-- start Supplied data --
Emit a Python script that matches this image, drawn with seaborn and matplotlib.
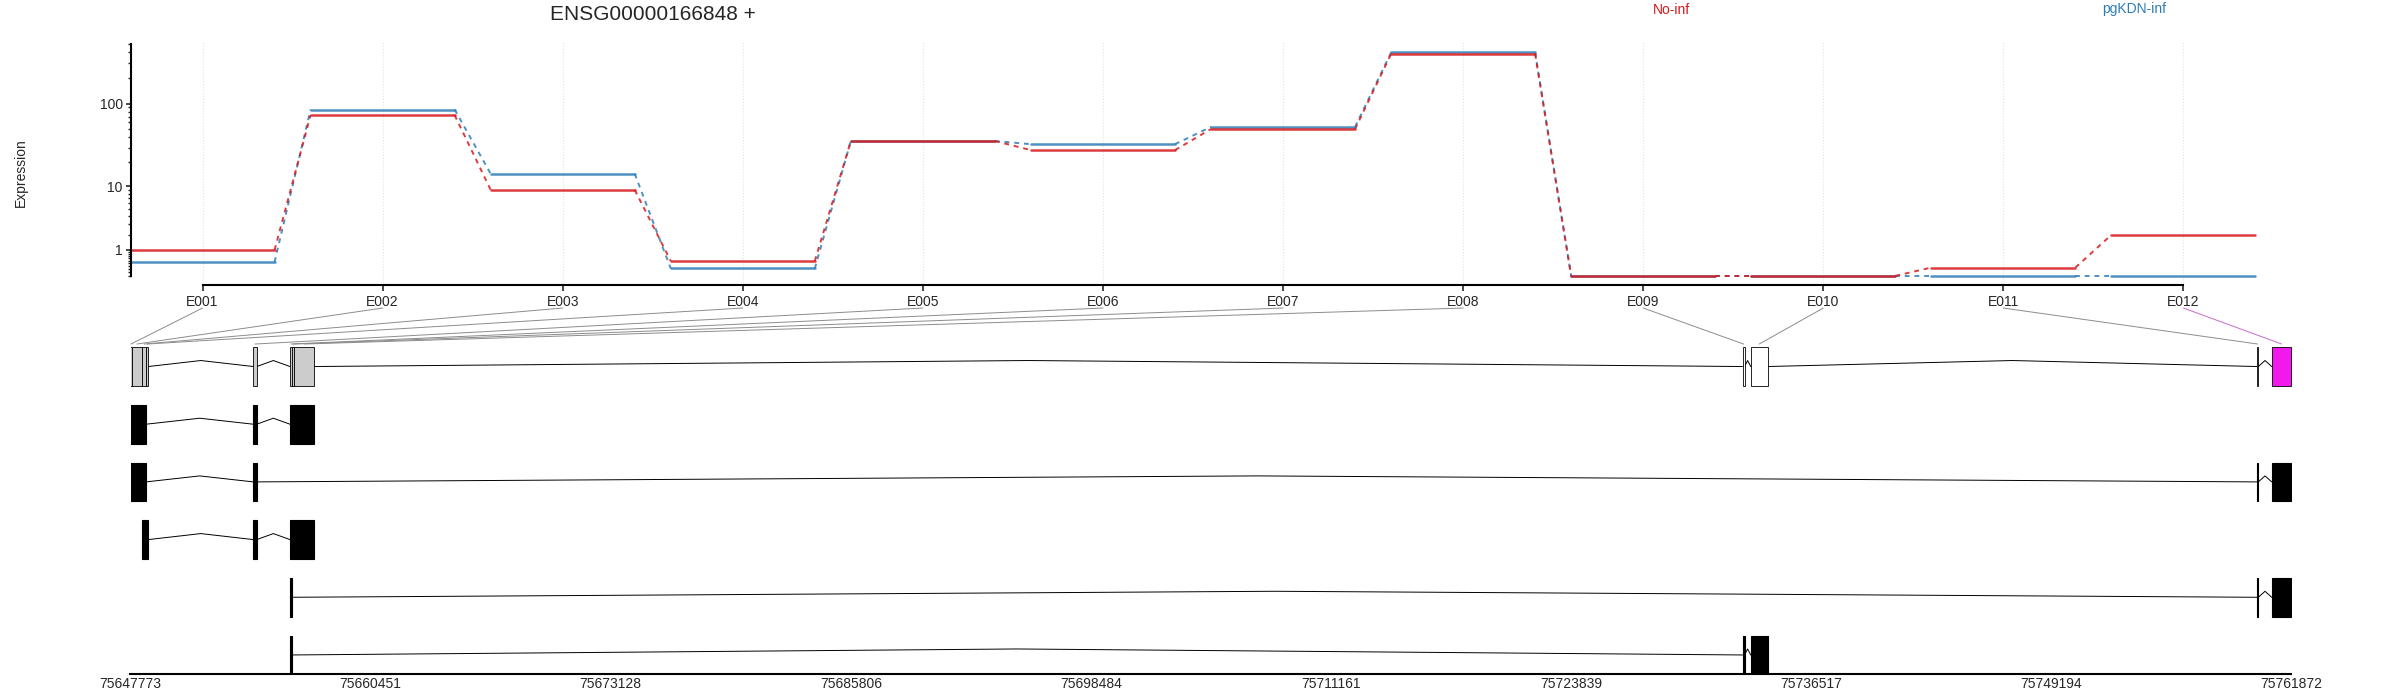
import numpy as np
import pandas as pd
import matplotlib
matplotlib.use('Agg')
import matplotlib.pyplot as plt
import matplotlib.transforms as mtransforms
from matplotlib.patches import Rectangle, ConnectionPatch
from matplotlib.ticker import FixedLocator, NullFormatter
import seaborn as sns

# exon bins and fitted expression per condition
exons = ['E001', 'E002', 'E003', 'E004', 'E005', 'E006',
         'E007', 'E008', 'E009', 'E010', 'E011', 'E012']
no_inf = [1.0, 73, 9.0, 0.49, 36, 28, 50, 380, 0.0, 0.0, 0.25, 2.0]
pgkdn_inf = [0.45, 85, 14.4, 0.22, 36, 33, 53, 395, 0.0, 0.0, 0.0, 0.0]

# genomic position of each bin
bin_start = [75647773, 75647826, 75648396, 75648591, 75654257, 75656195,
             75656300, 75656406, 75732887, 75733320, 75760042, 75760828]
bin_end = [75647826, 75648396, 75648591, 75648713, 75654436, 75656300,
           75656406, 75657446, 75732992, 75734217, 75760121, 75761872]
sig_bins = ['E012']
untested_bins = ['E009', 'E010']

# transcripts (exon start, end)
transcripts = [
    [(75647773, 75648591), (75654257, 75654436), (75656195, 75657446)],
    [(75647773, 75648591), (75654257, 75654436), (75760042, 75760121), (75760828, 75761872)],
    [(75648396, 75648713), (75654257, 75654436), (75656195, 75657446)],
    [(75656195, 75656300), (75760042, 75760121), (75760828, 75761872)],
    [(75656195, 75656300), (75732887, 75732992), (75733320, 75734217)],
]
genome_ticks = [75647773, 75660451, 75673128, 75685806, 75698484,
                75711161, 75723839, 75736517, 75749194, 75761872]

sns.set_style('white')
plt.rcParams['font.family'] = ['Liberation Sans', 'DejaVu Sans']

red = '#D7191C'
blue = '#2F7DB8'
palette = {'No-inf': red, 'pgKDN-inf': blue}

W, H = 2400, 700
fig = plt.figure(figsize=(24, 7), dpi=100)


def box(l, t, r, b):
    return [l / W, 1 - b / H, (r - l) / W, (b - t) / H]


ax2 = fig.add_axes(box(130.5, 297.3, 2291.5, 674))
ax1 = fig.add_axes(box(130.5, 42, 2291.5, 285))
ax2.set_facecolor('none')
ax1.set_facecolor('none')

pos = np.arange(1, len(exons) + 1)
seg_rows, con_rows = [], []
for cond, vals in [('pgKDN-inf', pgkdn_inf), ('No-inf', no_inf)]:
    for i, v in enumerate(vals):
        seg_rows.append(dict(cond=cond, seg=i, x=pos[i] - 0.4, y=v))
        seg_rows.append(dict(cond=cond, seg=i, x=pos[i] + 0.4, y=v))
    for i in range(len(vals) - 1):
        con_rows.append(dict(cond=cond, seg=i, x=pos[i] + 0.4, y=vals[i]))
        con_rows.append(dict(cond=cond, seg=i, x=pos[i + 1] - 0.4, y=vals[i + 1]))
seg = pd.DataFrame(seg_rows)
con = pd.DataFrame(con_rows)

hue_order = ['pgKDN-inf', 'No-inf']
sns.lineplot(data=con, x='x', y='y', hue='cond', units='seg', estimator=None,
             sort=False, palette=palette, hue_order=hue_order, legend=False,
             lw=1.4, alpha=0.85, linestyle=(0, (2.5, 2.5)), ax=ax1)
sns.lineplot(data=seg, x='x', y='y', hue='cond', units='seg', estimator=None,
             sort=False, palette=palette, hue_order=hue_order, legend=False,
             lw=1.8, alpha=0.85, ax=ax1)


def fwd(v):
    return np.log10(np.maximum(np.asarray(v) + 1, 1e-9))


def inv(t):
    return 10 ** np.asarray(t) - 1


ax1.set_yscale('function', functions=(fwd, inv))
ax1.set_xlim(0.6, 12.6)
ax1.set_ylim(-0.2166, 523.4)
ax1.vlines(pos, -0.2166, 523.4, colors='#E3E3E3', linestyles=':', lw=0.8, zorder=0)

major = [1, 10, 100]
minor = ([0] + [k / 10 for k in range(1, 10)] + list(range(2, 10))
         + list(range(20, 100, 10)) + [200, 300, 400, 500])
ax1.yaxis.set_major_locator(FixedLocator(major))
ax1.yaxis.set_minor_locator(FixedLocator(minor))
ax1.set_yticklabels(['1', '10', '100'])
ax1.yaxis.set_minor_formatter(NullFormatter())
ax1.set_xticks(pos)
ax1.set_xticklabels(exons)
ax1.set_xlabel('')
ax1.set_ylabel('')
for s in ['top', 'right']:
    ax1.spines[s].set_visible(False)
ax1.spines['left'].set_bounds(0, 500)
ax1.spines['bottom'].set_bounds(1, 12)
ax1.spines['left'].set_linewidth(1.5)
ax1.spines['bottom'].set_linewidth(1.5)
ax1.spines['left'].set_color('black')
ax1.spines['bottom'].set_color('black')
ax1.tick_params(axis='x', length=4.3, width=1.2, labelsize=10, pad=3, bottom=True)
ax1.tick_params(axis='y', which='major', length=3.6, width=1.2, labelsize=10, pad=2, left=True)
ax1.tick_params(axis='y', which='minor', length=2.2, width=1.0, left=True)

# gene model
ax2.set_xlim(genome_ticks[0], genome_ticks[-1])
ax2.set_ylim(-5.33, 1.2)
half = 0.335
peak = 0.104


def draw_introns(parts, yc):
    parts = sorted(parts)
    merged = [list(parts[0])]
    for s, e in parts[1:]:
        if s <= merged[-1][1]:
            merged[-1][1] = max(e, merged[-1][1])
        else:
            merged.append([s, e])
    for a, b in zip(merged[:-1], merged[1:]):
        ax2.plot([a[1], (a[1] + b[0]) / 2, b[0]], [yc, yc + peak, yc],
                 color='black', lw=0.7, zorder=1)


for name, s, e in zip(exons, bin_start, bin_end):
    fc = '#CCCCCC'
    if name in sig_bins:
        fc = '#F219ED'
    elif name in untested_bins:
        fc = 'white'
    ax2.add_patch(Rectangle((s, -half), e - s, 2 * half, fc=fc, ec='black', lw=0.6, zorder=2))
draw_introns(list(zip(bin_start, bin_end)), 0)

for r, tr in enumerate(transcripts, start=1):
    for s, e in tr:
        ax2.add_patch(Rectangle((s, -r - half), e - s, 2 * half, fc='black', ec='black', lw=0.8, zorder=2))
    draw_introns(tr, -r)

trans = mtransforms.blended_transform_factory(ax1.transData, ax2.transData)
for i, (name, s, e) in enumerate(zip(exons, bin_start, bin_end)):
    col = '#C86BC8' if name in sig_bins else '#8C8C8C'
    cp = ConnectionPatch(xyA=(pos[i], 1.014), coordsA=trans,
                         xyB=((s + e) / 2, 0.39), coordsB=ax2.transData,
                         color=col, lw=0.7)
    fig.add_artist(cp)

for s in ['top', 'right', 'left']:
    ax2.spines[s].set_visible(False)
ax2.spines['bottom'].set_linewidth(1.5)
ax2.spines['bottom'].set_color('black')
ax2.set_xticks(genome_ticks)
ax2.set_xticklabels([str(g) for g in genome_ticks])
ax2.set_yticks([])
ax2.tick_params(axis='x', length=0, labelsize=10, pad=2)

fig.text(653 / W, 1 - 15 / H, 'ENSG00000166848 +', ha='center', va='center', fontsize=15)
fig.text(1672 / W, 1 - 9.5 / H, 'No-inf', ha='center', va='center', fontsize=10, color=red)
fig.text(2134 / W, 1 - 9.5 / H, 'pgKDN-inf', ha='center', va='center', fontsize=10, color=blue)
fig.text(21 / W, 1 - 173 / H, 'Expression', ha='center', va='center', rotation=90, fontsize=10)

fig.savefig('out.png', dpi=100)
-- end Supplied data --
Written problem — Would you reproduce the lines above, from the very first through the line containing "0.0, 0.0, 0.0]", exactly and without the pictures?

Written solution —
Emit a Python script that matches this image, drawn with seaborn and matplotlib.
import numpy as np
import pandas as pd
import matplotlib
matplotlib.use('Agg')
import matplotlib.pyplot as plt
import matplotlib.transforms as mtransforms
from matplotlib.patches import Rectangle, ConnectionPatch
from matplotlib.ticker import FixedLocator, NullFormatter
import seaborn as sns

# exon bins and fitted expression per condition
exons = ['E001', 'E002', 'E003', 'E004', 'E005', 'E006',
         'E007', 'E008', 'E009', 'E010', 'E011', 'E012']
no_inf = [1.0, 73, 9.0, 0.49, 36, 28, 50, 380, 0.0, 0.0, 0.25, 2.0]
pgkdn_inf = [0.45, 85, 14.4, 0.22, 36, 33, 53, 395, 0.0, 0.0, 0.0, 0.0]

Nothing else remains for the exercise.